2007 GSA Denver Annual Meeting (28–31 October 2007)

Paper No. 49
Presentation Time: 1:30 PM-5:30 PM

CRINOIDS IN LILLIPUT: MORPHOLOGICAL CHANGE IN THE CLASS CRINOIDEA ACROSS THE ORDOVICIAN-SILURIAN BOUNDARY


BORTHS, Matthew R., School of Earth Sciences, The Ohio State University, Columbus, OH 43210 and AUSICH, William I., School of Earth Sciences, The Ohio State University, 275 Mendenhall Laboratory, 125 South Oval Mall, Columbus, OH 43210-1308, borths.1@osu.edu

The Ordovician-Silurian (O-S) transition marks the second most catastrophic mass-extinction event to impact life on Earth. A rapid global cooling event led to a glacial epoch that devastated biological communities around the world, leaving a depauperate group of survivors to diversify and repopulate the biosphere. In this project we address how members of the Crinoidea (Phylum Echinodermata) responded morphologically to the ecological stressors evidenced at the end of the Ordovician.

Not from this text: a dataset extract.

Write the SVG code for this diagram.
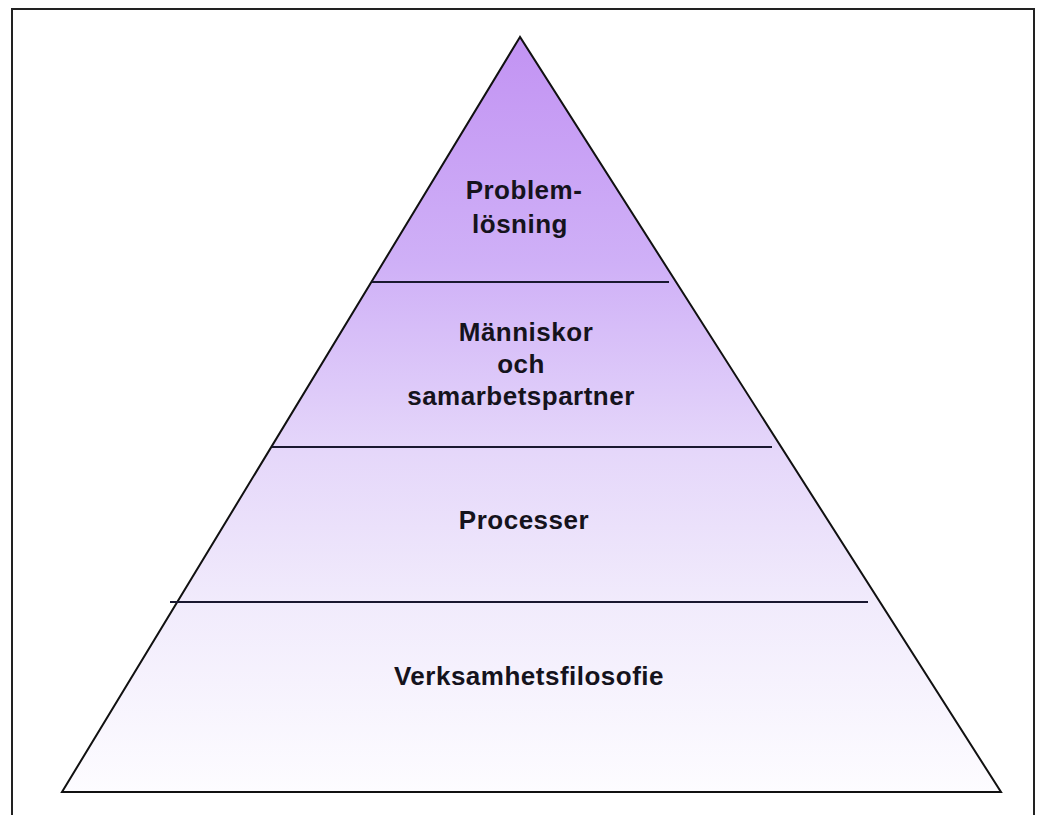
<svg xmlns="http://www.w3.org/2000/svg" width="1039" height="815" viewBox="0 0 1039 815">
<defs>
<linearGradient id="g" x1="0" y1="37" x2="0" y2="792" gradientUnits="userSpaceOnUse">
<stop offset="0" stop-color="#c293f3"/>
<stop offset="0.3" stop-color="#cfb0f7"/>
<stop offset="0.55" stop-color="#e5d7fa"/>
<stop offset="0.75" stop-color="#f1ebfc"/>
<stop offset="1" stop-color="#fdfcff"/>
</linearGradient>
<style>
.t{font-family:"Liberation Sans",Arial,sans-serif;font-weight:bold;font-size:26px;fill:#15131c;text-anchor:middle;letter-spacing:0.5px}
.l{stroke:#1a1830;stroke-width:2;fill:none}
</style>
</defs>
<rect width="1039" height="815" fill="#ffffff"/>
<path d="M12 815 V9 H1034 V815" fill="none" stroke="#222" stroke-width="2"/>
<g id="pyramid">
<polygon points="520,37 62,792 1001,792" fill="url(#g)" stroke="#111" stroke-width="2" stroke-linejoin="miter"/>
</g>
<g id="connectors">
<line class="l" x1="372" y1="282" x2="669" y2="282"/>
<line class="l" x1="272" y1="447" x2="772" y2="447"/>
<line class="l" x1="170" y1="602" x2="868" y2="602"/>
</g>
<g id="node-problemlosning">
<text class="t" x="524" y="199">Problem-</text>
<text class="t" x="520" y="233">lösning</text>
</g>
<g id="node-manniskor">
<text class="t" x="526" y="341">Människor</text>
<text class="t" x="521" y="373">och</text>
<text class="t" x="521" y="405">samarbetspartner</text>
</g>
<g id="node-processer">
<text class="t" x="524" y="529">Processer</text>
</g>
<g id="node-verksamhetsfilosofie">
<text class="t" x="529" y="685">Verksamhetsfilosofie</text>
</g>
</svg>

In addition to suffering a mass extinction and undergoing a macroevolutionary faunal change, crinoids experienced a morphological response for severe reduction in body size, an evolutionary trend recently termed “The Lilliput Effect.” To test this hypothesis, crinoids from the Ordovician-Silurian stratigraphic sections on Anticosti Island, Quebec are examined. Anticosti Island has the best preserved shelly fossil record through this evolutionary boundary. This class-wide shrinking was documented by measuring the width and length of fossil crinoid calyxes from before, during, and after the O-S transition. These data were then used to calculate the volume of individuals. An 85% reduction in body size is documented during the mass extinction interval. Nonparametric statistics are used to demonstrate significant or not significant body size reductions through the Anticosti section. After this interval, average body volume increases by 1074%. The Lilliput Effect has been documented in more recent mass extinctions (Late Cretaceous, Late Eocene), but never observed in any group of organisms from the Paleozoic Era.

This Lilliput response does not correlate to changes in depositional environments through the Anticosti section. It is presumably a biological response to a collapse in the biosphere, but whether this is a global paedomorphic shift or a product of more local selective factors is unclear. To test this question, the manifestation of the Lilliput Effect among “winning” and “losing” crinoids clades across this macroevolutionary change is evaluated.